As I drove west out of Amarillo I only had a vague idea of where Cadillac Ranch was, but as it turns out it's hard to miss. I wish I had seen it when it was first installed, when the cars were in good shape and not completely vandalized. Still, it was a sight to behold and I'm glad I made the trip to see it. There were spray paint cans everywhere on the ground, so I decided to leave my mark ("Max Does America") right under the tag left by a Baptist church group.
After about a half an hour, I jumped back into my home away from home and drove south towards my next destination, Marfa. It was late in the afternoon and I knew I wouldn't make it all the way down to Marfa, so I just drove as far as I could and ended up in Midland where George W is from. Awesome. I think there are actually people who think he was a good president and are proud that he's from their city. To each their own I suppose. I crashed in a cheap motel in an industrial park and noticed that they had a heart shaped bathtub there in their "special room". Apparently the room is booked every weekend. Can you imagine who is using it? I hope their maids have some seriously strong disinfectant when they make their rounds on Sunday. Gross.
OK, time to hit the road again (I'm writing this from Kingman, AZ). When I get time I'll write about my experience in Marfa which, aside from getting bloody noses from the dry climate, was pretty amazing.
PS - About the random picture of the dog at the end....

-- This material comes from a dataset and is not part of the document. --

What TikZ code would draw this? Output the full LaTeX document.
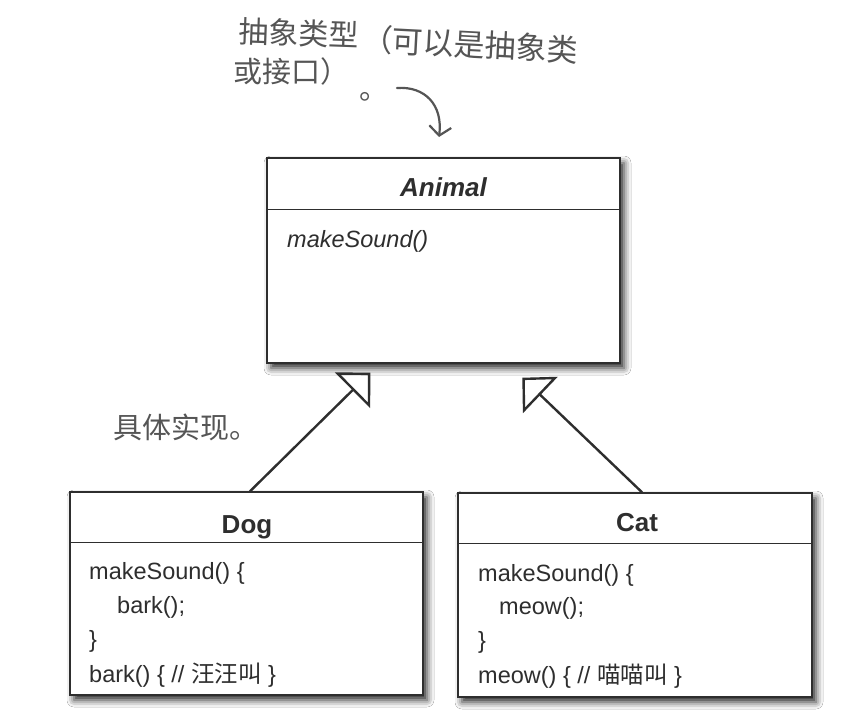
\documentclass[tikz,border=0pt]{standalone}
\usepackage{fontspec}
\setmainfont{Liberation Sans}
\newfontfamily\cjk{Noto Sans CJK SC}
\usetikzlibrary{arrows.meta,shadows.blur,calc}
\definecolor{ink}{HTML}{2E2E2E}
\definecolor{hand}{HTML}{555555}
\begin{document}
\begin{tikzpicture}[x=1pt,y=-1pt,
  umlbox/.style={draw=ink, line width=1.4pt, fill=white, inner sep=0pt,
    blur shadow={shadow xshift=4pt, shadow yshift=-5pt, shadow blur radius=7pt, shadow opacity=85}},
  title/.style={font=\fontsize{26}{30}\selectfont\bfseries, text=ink, anchor=base, inner sep=0pt},
  body/.style={font=\fontsize{23.5}{28}\selectfont, text=ink, anchor=base west, inner sep=0pt},
  divider/.style={draw=ink, line width=1.2pt},
  handnote/.style={font=\cjk\fontsize{29}{34}\selectfont, text=hand, inner sep=0pt, anchor=west,
    text height=0.72em, text depth=0.02em},
  inherit/.style={draw=ink, line width=2.4pt, line join=miter,
    -{Triangle[open, length=25pt, width=50pt]}},
  callout/.style={draw=hand, line width=2.2pt, line cap=round,
    -{Straight Barb[length=9pt, width=22pt]}}
]
\fill[white] (0,0) rectangle (851,726);
\useasboundingbox (0,0) rectangle (851,726);

% Animal
\node[umlbox, minimum width=353pt, minimum height=205pt] (animal) at (443.5,260.5) {};
\draw[divider] ($(animal.north west)+(0,52)$) -- ($(animal.north east)+(0,52)$);
\node[title] (animalname) at (443.5,196) {\itshape Animal};
\node[body] (animalop) at (287,247) {\itshape makeSound()};

% Dog
\node[umlbox, minimum width=353pt, minimum height=203pt] (dog) at (246.5,593.5) {};
\draw[divider] ($(dog.north west)+(0,51)$) -- ($(dog.north east)+(0,51)$);
\node[title] (dogname) at (247,533) {Dog};
\node[body] (dog1) at (89,579) {makeSound() \{};
\node[body] (dog2) at (117,613) {bark();};
\node[body] (dog3) at (89,647) {\}};
\node[body] (dog4) at (89,682) {bark() \{ // {\cjk 汪汪叫} \}};

% Cat
\node[umlbox, minimum width=354pt, minimum height=204pt] (cat) at (635,595) {};
\draw[divider] ($(cat.north west)+(0,51)$) -- ($(cat.north east)+(0,51)$);
\node[title] (catname) at (637,531) {Cat};
\node[body] (cat1) at (478,581) {makeSound() \{};
\node[body] (cat2) at (499,614) {meow();};
\node[body] (cat3) at (478,648) {\}};
\node[body] (cat4) at (478,683) {meow() \{ // {\cjk 喵喵叫} \}};

% inheritance arrows
\coordinate (tipL) at ($(animal.south west)+(104,9)$);
\coordinate (tipR) at ($(animal.south west)+(256,14)$);
\draw[inherit] ($(dog.north)+(3.5,0)$) -- (tipL);
\draw[inherit] ($(cat.north)+(7,0)$) -- (tipR);

% hand notes
\node[handnote, font=\cjk\fontsize{30}{36}\selectfont, rotate=-2] (note1a) at (238,39) {抽象类型};
\node[handnote, font=\cjk\fontsize{31}{36}\selectfont, rotate=-3] (note1b) at (361,47) {（可以是抽象类};
\node[handnote] (note2) at (233,79) {或接口）};
\node[handnote, anchor=base west] (note2dot) at (359,99) {。};
\node[handnote] (note3) at (113,435) {具体实现。};

\coordinate (cstart) at (397,88);
\coordinate (cend) at (439,137);
\draw[callout] (cstart) .. controls (425,86) and (443,105) .. (cend);
\end{tikzpicture}
\end{document}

The next day I was driving to Marfa from Midland and decided to stop at a rest stop in the middle of nowhere. It was probably 90 degrees and not exactly pleasant. All of a sudden that dog came trotting down the highway and stopped about a hundred feet from me to lay in some shade underneath a tree. I had a bottle of water but when I approached him he backed away from me. Having been bitten by a few dogs in my lifetime, I wasn't about to mess around, so I poured some water in my empty Starbucks cup, buried it partially in the dirt so it wouldn't tip over, and went on my way. I hope the poor guy drank the water and found his way back home...I really felt bad for him.